While it may be partly an "anti-piracy scheme" it is primarily a mechanism to keep users from installing OS software components that are incompatible with their computer.
If you buy a 601-based Mac and it has a disk with it and a few years later you get a G3-based Mac you shouldn't just plop that old OS onto the new Mac. You could end up with a Mac that won't boot or not be able to use some parts of the hardware (video acceleration, sound in/out, SCSI).
This was once managed by "enablers" and later on "ROM" files were used along with hardware-specific components installed inside the System files.
There are significant differences between hardware in one Mac vs. another, especially desktops back in the earlier days of PowerPC-based Macs.
So the easiest way to keep a user from installing a unusable OS onto an otherwise working computer is to restrict the System CD-ROM. The new Restore disks do the same thing, each one is meant for a particular Mac that it came with and includes all iApps and other components for that model only to bring the Mac back to its original configuration - which should work just fine.

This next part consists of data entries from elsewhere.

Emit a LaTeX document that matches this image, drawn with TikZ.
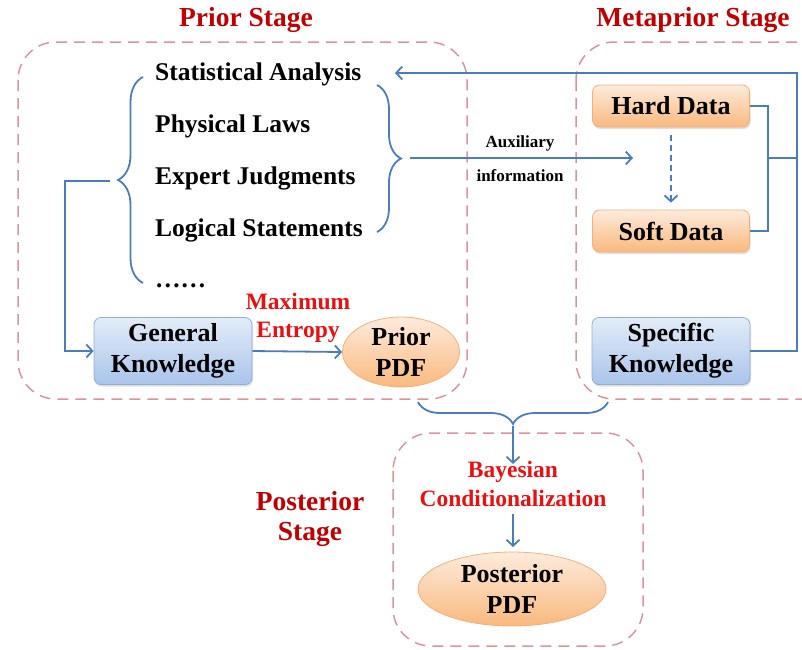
\documentclass[tikz,border=0pt]{standalone}
\usepackage{fontspec}
\setmainfont{Liberation Serif}
\usetikzlibrary{arrows.meta,decorations.pathreplacing,shadows,shapes.geometric}
\definecolor{lineblue}{HTML}{4A7EBB}
\definecolor{stagedash}{HTML}{D9969A}
\definecolor{darkred}{HTML}{C00000}
\definecolor{brightred}{HTML}{E81010}
\definecolor{orTop}{HTML}{FDEBDC}
\definecolor{orBot}{HTML}{F9B97E}
\definecolor{orBorder}{HTML}{F5B07A}
\definecolor{blTop}{HTML}{E3ECF8}
\definecolor{blBot}{HTML}{A9C4EA}
\definecolor{blBorder}{HTML}{90AEDA}
\tikzset{
  x=1pt, y=-1pt,
  stagebox/.style={draw=stagedash, line width=1.5pt, dash pattern=on 11pt off 7pt, rounded corners=38pt},
  conn/.style={draw=lineblue, line width=1.8pt, -{Straight Barb[length=6pt,width=13pt]}},
  plain/.style={draw=lineblue, line width=1.8pt},
  bracestyle/.style={draw=lineblue, line width=1.8pt, decorate},
  orangebox/.style={rectangle, rounded corners=7pt, draw=orBorder, line width=0.8pt, top color=orTop, bottom color=orBot, minimum width=157pt, minimum height=42pt, font=\fontsize{26}{28}\selectfont\bfseries, drop shadow={opacity=0.25, shadow xshift=1pt, shadow yshift=-2pt}},
  bluebox/.style={rectangle, rounded corners=7pt, draw=blBorder, line width=0.8pt, top color=blTop, bottom color=blBot, minimum width=158pt, minimum height=67pt, align=center, font=\fontsize{26}{31}\selectfont\bfseries, drop shadow={opacity=0.25, shadow xshift=1pt, shadow yshift=-2pt}},
  pdfnode/.style={ellipse, draw=orBorder, line width=0.8pt, top color=orTop, bottom color=orBot, align=center, inner sep=0pt, font=\fontsize{26}{31}\selectfont\bfseries},
  item/.style={anchor=west, inner sep=0pt, font=\fontsize{25.5}{27}\selectfont\bfseries},
  stagetitle/.style={text=darkred, align=center, font=\fontsize{27.5}{30}\selectfont\bfseries},
  redlabel/.style={text=brightred, align=center, font=\fontsize{23.5}{28.5}\selectfont\bfseries},
  smalllabel/.style={font=\fontsize{17}{18}\selectfont\bfseries}
}
\begin{document}
\begin{tikzpicture}
\useasboundingbox (0,0) rectangle (802,649);
\clip (0,0) rectangle (802,649);

% stage frames
\draw[stagebox] (18,42) rectangle (467,399);
\draw[stagebox] (576,42) rectangle (850,399);
\draw[stagebox] (393,433) rectangle (643,646);

% titles
\node[stagetitle] (tprior) at (246,20) {Prior Stage};
\node[stagetitle] (tmeta) at (693,20) {Metaprior Stage};
\node[stagetitle] (tpost) at (310,519) {Posterior\\Stage};

% list items
\node[item] (sa) at (155,74) {Statistical Analysis};
\node[item] (pl) at (155,126) {Physical Laws};
\node[item] (ej) at (155,178) {Expert Judgments};
\node[item] (ls) at (155,230) {Logical Statements};
\node[item] (dots) at (155,286) {……};

% braces
\draw[bracestyle, decoration={brace, amplitude=25pt}] (143,283) -- (143,77);
\coordinate (lbtip) at (110,181);
\draw[bracestyle, decoration={brace, amplitude=24pt}] (377,85) -- (377,232);
\coordinate (rbtip) at (410,158);
\draw[bracestyle, decoration={brace, amplitude=22pt}] (608,402) -- (418,402);
\coordinate (bbtip) at (513,426);

% metaprior boxes
\node[orangebox] (hard) at (671,106) {Hard Data};
\node[orangebox] (soft) at (671,231) {Soft Data};
\node[bluebox] (spec) at (671,351) {Specific\\Knowledge};

% prior boxes
\node[bluebox] (gen) at (173,351) {General\\Knowledge};
\node[pdfnode, minimum width=117pt, minimum height=70pt] (prior) at (401,352) {Prior\\PDF};

% posterior
\node[redlabel] (bayes) at (513,484) {Bayesian\\Conditionalization};
\node[pdfnode, minimum width=188pt, minimum height=74pt] (post) at (512,589) {Posterior\\PDF};

% labels
\node[redlabel] (maxent) at (298,318) {Maximum\\Entropy};
\node[smalllabel] (aux) at (520,143) {Auxiliary};
\node[smalllabel] (info) at (520,176) {information};

% connectors
\coordinate (rt) at (797,73);
\coordinate (rb) at (797,351);
\coordinate (rm) at (797,158);
\coordinate (hm) at (768,158);
\coordinate (satip) at (395,73);
\coordinate (auxend) at (633,158);
\coordinate (lc1) at (65,181);
\coordinate (lc2) at (65,351);
\coordinate (barrowend) at (513,547);

\draw[conn] (spec.east) -- (rb) -- (rt) -- (satip);
\draw[plain] (hard.east) -| (hm) |- (soft.east);
\draw[plain] (hm) -- (rm);
\draw[conn] (rbtip) -- (auxend);
\draw[conn, dash pattern=on 6pt off 4pt] ([yshift=-8pt]hard.south) -- ([yshift=7pt]soft.north);
\draw[conn] (lbtip) -- (lc1) -- (lc2) -- (gen.west);
\draw[conn] (gen.east) -- (prior.west);
\draw[conn] (bbtip) -- ([yshift=-6pt]bayes.north);
\draw[conn] ([yshift=-4pt]bayes.south) -- (barrowend);
\end{tikzpicture}
\end{document}
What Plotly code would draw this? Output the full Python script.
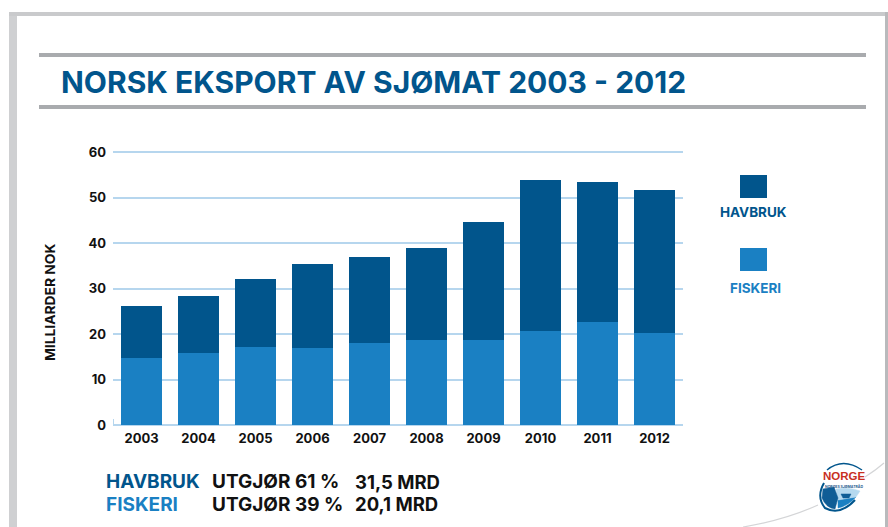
import plotly.graph_objects as go

years = ["2003","2004","2005","2006","2007","2008","2009","2010","2011","2012"]
fiskeri = [14.7,15.8,17.1,17.0,18.0,18.7,18.7,20.6,22.6,20.2]
havbruk = [11.5,12.5,14.9,18.5,19.0,20.2,25.9,33.2,30.8,31.5]
y_ticks = [0,10,20,30,40,50,60]
y_labels = ["<b>0</b>","<b>10</b>","<b>20</b>","<b>30</b>","<b>40</b>","<b>50</b>","<b>60</b>"]

W, H = 888, 527
DARK = "#01558c"
LIGHT = "#1a80c3"
GRID = "#b6d6ee"
FONT = "Inter, Liberation Sans, sans-serif"

def px(x): return x / W
def py(y): return 1 - y / H

fig = go.Figure()
fig.add_bar(x=years, y=fiskeri, name="FISKERI", marker_color=LIGHT, marker_line_width=0)
fig.add_bar(x=years, y=havbruk, name="HAVBRUK", marker_color=DARK, marker_line_width=0)

def rect(x0, y0, x1, y1, color):
    return dict(type="rect", xref="paper", yref="paper", x0=px(x0), x1=px(x1),
                y0=py(y0), y1=py(y1), fillcolor=color, line_width=0, layer="below")

def curve(tokens, color, width=1, fill=None):
    out = []
    for t in tokens:
        out.append(t if isinstance(t, str) else f"{px(t[0]):.5f},{py(t[1]):.5f}")
    return dict(type="path", xref="paper", yref="paper", path=" ".join(out),
                line=dict(color=color, width=width), fillcolor=fill or "rgba(0,0,0,0)", layer="below")

shapes = [
    rect(9, 12, 17, 527, "#cfd0d2"),
    rect(9, 12, 888, 16, "#c9cacc"),
    rect(885, 12, 888, 527, "#b9babc"),
    rect(39, 53, 866, 57, "#a9abae"),
    rect(39, 105, 866, 109, "#a9abae"),
    rect(740, 175, 767, 198, DARK),
    rect(740, 248, 767, 271, LIGHT),
    rect(113, 419, 114, 425, GRID),
    curve(["M",(743,527),"Q",(785,520),(818,505)], "#d4d5d7", 1.2),
    curve(["M",(865,477),"Q",(876,470),(884,463)], "#d4d5d7", 1.2),
    curve(["M",(827,470),"Q",(843,457),(862,470)], DARK, 1.5),
    curve(["M",(824,483),"Q",(816,497),(825,508),"Q",(840,516),(855,500)], DARK, 2),
    curve(["M",(838,508),"Q",(848,506),(856,497),"L",(838,500),"Z"], LIGHT, 0.5, LIGHT),
    curve(["M",(836,489),"Q",(850,487),(860,491),"L",(856,497),"L",(838,500),"Z"], "#b5d9ef", 0.5, "#b5d9ef"),
    curve(["M",(823,489),"L",(834,487),"L",(838,498),"L",(835,509),"Q",(826,508),(822,498),"Z"], "#0f5d96", 0.5, "#0f5d96"),
    curve(["M",(841,494),"L",(851,494),"L",(849,498),"L",(843,498),"Z"], "#0f5d96", 0.5, "#0f5d96"),
]

def label(x, y, text, color="#111111", size=12, anchor="left", angle=0, family=FONT):
    return dict(xref="paper", yref="paper", x=px(x), y=py(y), text=f"<b>{text}</b>",
                showarrow=False, xanchor=anchor, yanchor="middle", textangle=angle, borderpad=0,
                font=dict(family=family, size=size, color=color))

annotations = [
    label(60, 82, "NORSK EKSPORT AV SJØMAT 2003 - 2012", DARK, 30),
    label(50, 303, "MILLIARDER NOK", "#111111", 13.8, "center", -90),
    label(753, 212, "HAVBRUK", DARK, 13.5, "center"),
    label(755, 288, "FISKERI", LIGHT, 13.5, "center"),
    label(105, 482, "HAVBRUK", DARK, 19),
    label(105, 504, "FISKERI", LIGHT, 19),
    label(211, 482, "UTGJØR 61 %", "#111111", 19),
    label(211, 504, "UTGJØR 39 %", "#111111", 19),
    label(354, 482, "31,5 MRD", "#111111", 18.5),
    label(354, 504, "20,1 MRD", "#111111", 18.5),
    label(844, 476, "NORGE", "#c8301f", 11.5, "center", family="Liberation Sans"),
    label(844, 486, "NORGES SJØMATRÅD", "#2a5d8f", 3.5, "center"),
]

fig.update_layout(
    width=W, height=H, margin=dict(l=0, r=0, t=0, b=0, pad=0, autoexpand=False),
    paper_bgcolor="white", plot_bgcolor="white",
    barmode="stack", bargap=0.28, showlegend=False,
    shapes=shapes, annotations=annotations,
    xaxis=dict(domain=[px(113), px(683)], type="category", showgrid=False, ticks="", showline=False, automargin=False,
               ticklabelstandoff=4,
               tickfont=dict(family=FONT, size=13, color="#111111"), tickprefix="<b>", ticksuffix="</b>"),
    yaxis=dict(domain=[py(425), py(143)], range=[0, 62], tickvals=y_ticks, ticktext=y_labels,
               showgrid=True, gridcolor=GRID, gridwidth=1.5,
               zeroline=True, zerolinecolor=GRID, zerolinewidth=1.5, ticks="", showline=False, automargin=False,
               ticklabelstandoff=6,
               tickfont=dict(family=FONT, size=13, color="#111111")),
)
fig.write_html("out.html", config={"displayModeBar": False}, post_script="document.body.style.margin='0';")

The retail disks are "universal" installers that include all components for all supported models and an installer that can pick and choose which hardware-specific components belong with which Mac hardware.
My dad would try to do the same thing and I tried explaining this to him, but it didn't work. I would just shut up and fix the damage he had wrought upon the poor Mac (by manually copying whole System folders and/or components).